Today at church our bishopric was released. After 2 ½ years of being a counselor, I find myself with a huge drop in responsibility, a drastic rise in free time, and a bittersweet ache in my heart. It’s sentimental and it’s melancholy. Call it sentimentacholy.
I didn’t see this coming. My first reaction when I found out about this last night was profound sadness. As I explained in church this morning, I deeply loved serving with everybody in my church and I’ll miss it terribly. And of course, I feel that I left too much undone.
Here’s what I’ll miss: doing temple recommend interviews, hanging around joint activities at Mutual, being the first person to bring a welcome spiritual message to the home of someone who hasn’t been to church for years, giving priesthood blessings to people with no other access to the priesthood, powerful monthly meetings with the stake presidency, taking the youth to the temple for baptisms, giving the bishopric message in Primary, giving treats to the youth for catching me without my scriptures and having their copies of For the Strength of Youth, trying to set a visible example of obedience to our leaders, sitting in on disciplinary councils (a surprisingly spiritual experience–always positive for everyone involved), being able to give useful information to auxiliary leaders about their work, and just getting to know the real lives of dozens of the best families anybody could ever meet–especially the overwhelming acts of service and sacrifice for each other that I never would have known about were I not in this position.
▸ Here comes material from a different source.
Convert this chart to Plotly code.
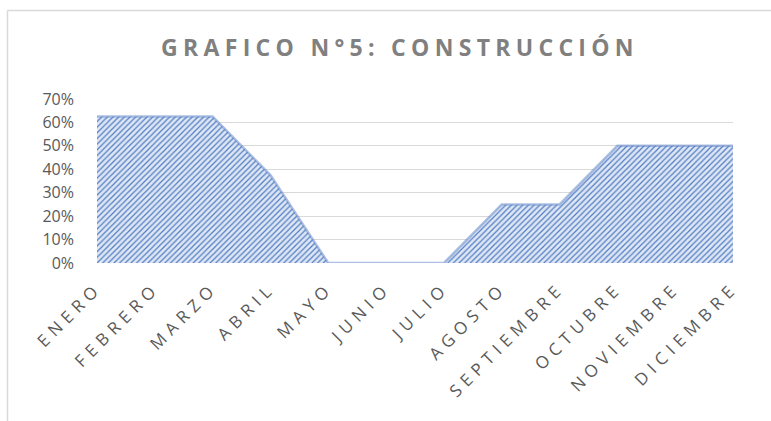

Here’s what I won’t miss: planning sacrament meetings (a tedious pain in the neck, and by far the most thankless part of the job), planning callings and releases (inspiration for this is very real, but I often didn’t feel in tune enough with the Spirit to be as confident about it as I should have), extending callings (surprisingly often a negative experience–very sad), counting tithes and offerings (this was actually the other counselor’s job, but the half dozen or so times I filled in were still too many–what an irritating job), and did I mention planning sacrament meetings? Just thinking about it now still gives me shivers.
What did I get out of this calling? More than anything else, I have a solid witness that God knows, loves, and watches over his children. Leaps of faith are rewarded, and usually very quickly. He will heal broken hearts that are brought to his feet. Most of us will never know just how much quiet suffering is going on inside the homes of our friends, but it’s everywhere, and it does pass. Miracles happen when we have faith. Most of us are doing the best we know how to do.
So now what? I can’t help but think that this release is timed as it is for a reason–the day before school starts. I want to use my new “freedom” to do my best teaching ever this year, and to raise my family the best I can. I want to enjoy all the little things I haven’t made time for–I’m already planning to re-draft an old essay that’s been almost ready for publication for years. I want to go back to my own spiritual basics and study more on Sunday, and build my discipleship outside of assignments.
And, of course, I look forward to actually seeing my family on Sundays–no more ten hour Sunday shifts! Woo hoo! Suddenly, I feel a lot better.